┌────────
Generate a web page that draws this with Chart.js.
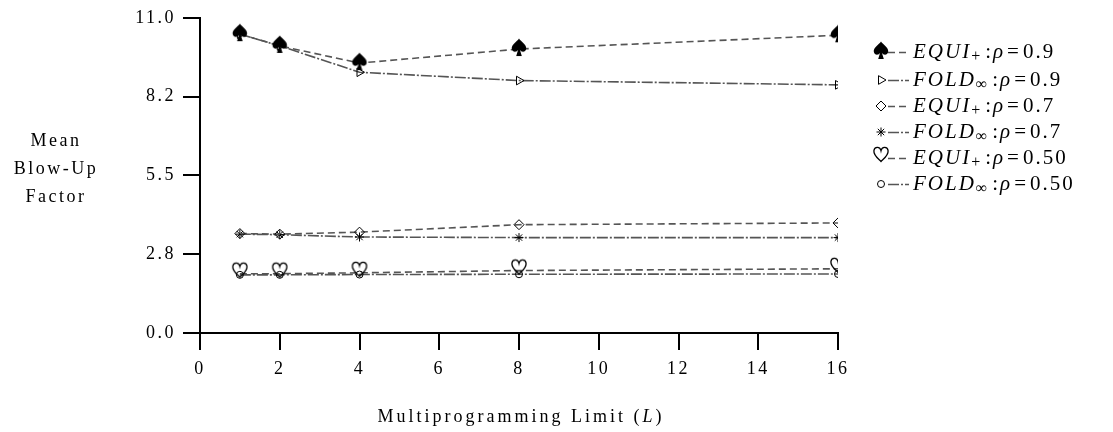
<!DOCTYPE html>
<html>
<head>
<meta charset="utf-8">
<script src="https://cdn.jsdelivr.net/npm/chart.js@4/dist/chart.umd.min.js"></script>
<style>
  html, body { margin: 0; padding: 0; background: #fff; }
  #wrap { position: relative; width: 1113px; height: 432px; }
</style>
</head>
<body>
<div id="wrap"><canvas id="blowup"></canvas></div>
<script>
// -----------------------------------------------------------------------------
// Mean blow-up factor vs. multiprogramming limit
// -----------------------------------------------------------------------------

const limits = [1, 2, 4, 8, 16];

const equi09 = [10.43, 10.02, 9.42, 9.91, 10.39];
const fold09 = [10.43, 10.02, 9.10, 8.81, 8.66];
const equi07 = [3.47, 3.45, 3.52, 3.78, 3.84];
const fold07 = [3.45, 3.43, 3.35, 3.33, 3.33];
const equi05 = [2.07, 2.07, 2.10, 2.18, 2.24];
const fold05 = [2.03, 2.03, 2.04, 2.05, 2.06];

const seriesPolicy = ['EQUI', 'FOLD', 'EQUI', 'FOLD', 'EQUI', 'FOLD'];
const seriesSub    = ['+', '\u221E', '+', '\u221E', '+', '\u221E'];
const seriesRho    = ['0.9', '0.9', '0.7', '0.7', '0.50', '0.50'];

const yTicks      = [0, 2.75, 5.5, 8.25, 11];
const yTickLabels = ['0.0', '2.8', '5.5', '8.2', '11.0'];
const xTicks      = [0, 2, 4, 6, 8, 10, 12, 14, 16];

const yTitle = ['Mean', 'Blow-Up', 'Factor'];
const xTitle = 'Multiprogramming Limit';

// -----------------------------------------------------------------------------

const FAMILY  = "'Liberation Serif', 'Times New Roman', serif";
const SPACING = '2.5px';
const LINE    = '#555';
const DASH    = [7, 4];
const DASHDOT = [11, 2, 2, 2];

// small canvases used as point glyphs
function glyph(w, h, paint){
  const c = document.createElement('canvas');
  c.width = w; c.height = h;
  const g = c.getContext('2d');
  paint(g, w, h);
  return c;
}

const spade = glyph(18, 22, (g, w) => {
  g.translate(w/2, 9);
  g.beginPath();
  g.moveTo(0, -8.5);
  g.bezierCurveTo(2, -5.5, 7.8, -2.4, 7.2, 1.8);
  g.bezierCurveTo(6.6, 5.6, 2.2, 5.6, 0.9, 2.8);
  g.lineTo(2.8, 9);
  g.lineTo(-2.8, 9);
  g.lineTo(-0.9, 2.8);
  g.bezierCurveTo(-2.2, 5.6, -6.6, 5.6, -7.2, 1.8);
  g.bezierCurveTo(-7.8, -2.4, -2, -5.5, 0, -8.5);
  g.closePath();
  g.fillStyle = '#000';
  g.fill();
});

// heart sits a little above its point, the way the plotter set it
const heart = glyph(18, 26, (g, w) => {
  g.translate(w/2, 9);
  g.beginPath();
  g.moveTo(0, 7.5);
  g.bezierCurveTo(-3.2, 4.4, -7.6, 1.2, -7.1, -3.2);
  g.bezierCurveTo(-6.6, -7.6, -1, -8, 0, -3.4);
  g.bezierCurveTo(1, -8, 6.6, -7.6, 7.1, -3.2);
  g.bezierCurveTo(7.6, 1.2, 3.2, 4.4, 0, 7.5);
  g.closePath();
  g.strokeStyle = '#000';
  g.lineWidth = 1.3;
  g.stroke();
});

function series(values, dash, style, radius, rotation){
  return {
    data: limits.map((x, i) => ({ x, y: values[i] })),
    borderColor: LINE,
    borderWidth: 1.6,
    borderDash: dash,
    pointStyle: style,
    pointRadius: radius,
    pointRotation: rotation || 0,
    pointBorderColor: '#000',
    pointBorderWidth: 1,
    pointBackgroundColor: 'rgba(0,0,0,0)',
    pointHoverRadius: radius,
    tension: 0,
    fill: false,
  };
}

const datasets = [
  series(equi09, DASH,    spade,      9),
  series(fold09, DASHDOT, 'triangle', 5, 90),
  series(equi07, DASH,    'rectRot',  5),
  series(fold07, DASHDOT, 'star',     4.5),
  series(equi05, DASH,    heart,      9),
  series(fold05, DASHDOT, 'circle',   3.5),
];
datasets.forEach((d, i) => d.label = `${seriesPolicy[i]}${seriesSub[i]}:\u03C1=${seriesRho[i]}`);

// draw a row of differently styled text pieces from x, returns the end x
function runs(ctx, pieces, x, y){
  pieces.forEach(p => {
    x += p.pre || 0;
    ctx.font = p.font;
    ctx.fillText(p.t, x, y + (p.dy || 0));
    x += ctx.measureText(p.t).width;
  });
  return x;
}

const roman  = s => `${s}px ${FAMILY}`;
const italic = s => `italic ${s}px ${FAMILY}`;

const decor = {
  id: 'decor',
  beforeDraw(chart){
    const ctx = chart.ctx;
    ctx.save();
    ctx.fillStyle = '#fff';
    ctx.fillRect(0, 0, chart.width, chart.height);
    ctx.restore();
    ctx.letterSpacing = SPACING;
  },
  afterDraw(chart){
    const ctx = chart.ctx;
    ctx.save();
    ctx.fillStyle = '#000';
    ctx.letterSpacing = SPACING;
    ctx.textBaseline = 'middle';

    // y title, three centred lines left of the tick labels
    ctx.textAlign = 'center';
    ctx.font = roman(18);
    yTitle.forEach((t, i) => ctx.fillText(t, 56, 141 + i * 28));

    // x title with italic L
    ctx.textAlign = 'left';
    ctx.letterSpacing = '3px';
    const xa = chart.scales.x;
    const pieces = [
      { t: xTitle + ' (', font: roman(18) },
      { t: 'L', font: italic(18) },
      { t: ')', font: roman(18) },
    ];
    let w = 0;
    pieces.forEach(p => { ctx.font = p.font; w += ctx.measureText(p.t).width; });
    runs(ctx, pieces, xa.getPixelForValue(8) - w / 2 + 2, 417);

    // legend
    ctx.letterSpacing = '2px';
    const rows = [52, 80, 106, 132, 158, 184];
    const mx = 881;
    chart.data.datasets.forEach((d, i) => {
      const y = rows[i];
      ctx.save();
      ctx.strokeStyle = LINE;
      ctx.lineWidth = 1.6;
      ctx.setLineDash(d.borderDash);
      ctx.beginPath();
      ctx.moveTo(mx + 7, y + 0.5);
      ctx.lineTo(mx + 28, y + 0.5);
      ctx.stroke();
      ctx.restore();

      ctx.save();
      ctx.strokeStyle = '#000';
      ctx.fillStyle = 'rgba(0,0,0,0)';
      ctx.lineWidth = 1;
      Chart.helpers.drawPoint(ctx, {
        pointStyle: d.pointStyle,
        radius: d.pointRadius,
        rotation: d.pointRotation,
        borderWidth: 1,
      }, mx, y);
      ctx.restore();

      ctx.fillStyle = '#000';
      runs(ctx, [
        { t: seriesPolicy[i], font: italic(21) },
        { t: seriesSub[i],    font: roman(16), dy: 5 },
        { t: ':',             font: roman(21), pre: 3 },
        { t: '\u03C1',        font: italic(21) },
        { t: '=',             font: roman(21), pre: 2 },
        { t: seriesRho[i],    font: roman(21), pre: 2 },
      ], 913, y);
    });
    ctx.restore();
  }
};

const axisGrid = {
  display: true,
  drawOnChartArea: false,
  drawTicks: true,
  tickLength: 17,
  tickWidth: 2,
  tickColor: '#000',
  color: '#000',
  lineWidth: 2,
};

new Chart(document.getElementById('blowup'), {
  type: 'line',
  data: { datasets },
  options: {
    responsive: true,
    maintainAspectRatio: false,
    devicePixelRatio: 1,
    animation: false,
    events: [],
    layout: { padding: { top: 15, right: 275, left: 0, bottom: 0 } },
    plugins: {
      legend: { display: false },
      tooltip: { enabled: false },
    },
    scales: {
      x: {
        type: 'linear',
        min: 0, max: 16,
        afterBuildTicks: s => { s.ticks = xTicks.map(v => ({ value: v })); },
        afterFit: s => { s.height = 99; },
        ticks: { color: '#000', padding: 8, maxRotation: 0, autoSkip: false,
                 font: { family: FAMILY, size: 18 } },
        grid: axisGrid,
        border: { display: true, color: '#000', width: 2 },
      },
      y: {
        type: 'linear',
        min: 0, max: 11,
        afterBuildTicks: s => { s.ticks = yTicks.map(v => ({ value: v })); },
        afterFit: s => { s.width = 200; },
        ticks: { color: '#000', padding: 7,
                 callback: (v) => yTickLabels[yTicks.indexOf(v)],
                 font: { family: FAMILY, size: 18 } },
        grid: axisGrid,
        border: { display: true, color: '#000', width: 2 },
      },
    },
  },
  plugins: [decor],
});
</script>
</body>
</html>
└────────
▶ [Instruction]:
Look through the data above. Each line containing the word "with" needs to be copied.

▶ [Correct output]:
Generate a web page that draws this with Chart.js.
    // x title with italic L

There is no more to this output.